Page MenuHomePhabricator

[AMDGPU] Fix codegen of image intrinsics for g16 and a16
ClosedPublic

Authored by dstuttard on May 7 2021, 4:41 AM.

Details

Summary

For gfx10 gradient (g16) and address (a16) can be independent. Previous
implementation assumed that a16 implied g16.

There are some other changes that fix the verification (as well as asm/disasm)
that are required for the included test to pass - the XFAIL will be removed in
those changes.

Diff Detail

Event Timeline

dstuttard created this revision.May 7 2021, 4:41 AM
dstuttard requested review of this revision.May 7 2021, 4:41 AM
Herald added a project: Restricted Project. · View Herald TranscriptMay 7 2021, 4:41 AM

D101619, D101620 are related.

I'll upload some changes to those reviews shortly - including removing the XFAIL in the test included here (fails verification without them).

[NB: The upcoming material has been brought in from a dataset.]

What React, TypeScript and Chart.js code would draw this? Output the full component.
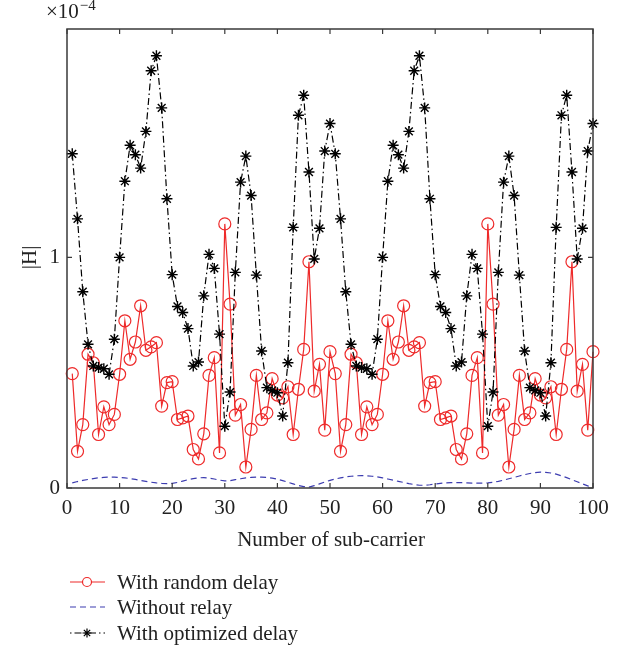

foad added a comment.May 7 2021, 5:00 AM

Does globalisel get this right? Maybe add a -global-isel RUN line to the new test?

llvm/lib/Target/AMDGPU/SIISelLowering.cpp
6114–6115

"16 bit addresses need 16 bit addresses ..." reads wrong. But anyway maybe combine these two cases into a single "if (IsA16 != IsG16)" with an appropriately general error message?

6128

Might be simpler to remove IsTiedG16 and just test !ST->hasG16() again here.

6142

Seems like there are some future cleanup opportunities here: packImageA16AddressToDwords shouldn't really have "A16" in its name since it's used for G16 too, and maybe A16/G16 should be passed in as an argument so the "if (A16)" test can be inside the helper function.

dstuttard updated this revision to Diff 344371.May 11 2021, 5:25 AM
dstuttard marked 3 inline comments as done.

Addressed review comments
Added support for global-isel. Note: global-isel produces less optimal code
presently. Will require some additional work to add extra combines

Note: this requires D102231

See new patch with globalisel implementation

llvm/lib/Target/AMDGPU/SIISelLowering.cpp
6114–6115

I'm in two minds about this - I'd tend to err on the side of providing a more specific error message.
On balance, less code is better I guess.

6128

I was going to make a clarity argument - but I think you're right. It is just clutter.

6142

Yes, you're probably right. I've renamed the function for now (but not done the extra work to unify).

dstuttard updated this revision to Diff 345125.May 13 2021, 6:49 AM

Moved part of this change into D102231 (required for that change).

This change should be submitted after that one

foad accepted this revision.May 13 2021, 7:45 AM

Looks reasonable, though I can't follow all the logic in packImage16bitOpsToDwords.

llvm/lib/Target/AMDGPU/AMDGPUInstructionSelector.cpp
1505

"STI.hasG16()"

llvm/lib/Target/AMDGPU/AMDGPULegalizerInfo.cpp
4034

Aren't "non-gradient / non-coordinate operands" handled in the "if" above? Also I don't understand why the case above has a bitcast but this case does not. But I see that that was the pre-existing behaviour.

4232

Braces around this multi-line if body please (maybe git clang-format @^ can do this for you?).

4237

Likewise.

This revision is now accepted and ready to land.May 13 2021, 7:45 AM
dstuttard marked 4 inline comments as done.May 13 2021, 9:02 AM
dstuttard added inline comments.
llvm/lib/Target/AMDGPU/AMDGPUInstructionSelector.cpp
1505

Meh - ok.

llvm/lib/Target/AMDGPU/AMDGPULegalizerInfo.cpp
4034

I'm not 100% sure why it needs to do this either. I tried unifying it, but it failed verification, so resorted to this which more closely matches the original implementation.
I've adjusted the comment so it is less confusing.

dstuttard updated this revision to Diff 345166.May 13 2021, 9:03 AM
dstuttard marked 2 inline comments as done.

Updates based on review comments

dstuttard added inline comments.May 13 2021, 9:04 AM
llvm/lib/Target/AMDGPU/AMDGPULegalizerInfo.cpp
4232

Interestingly, git clang-format didn't do this (I usually run it before any commits).

This revision was landed with ongoing or failed builds.May 14 2021, 1:31 AM
This revision was automatically updated to reflect the committed changes.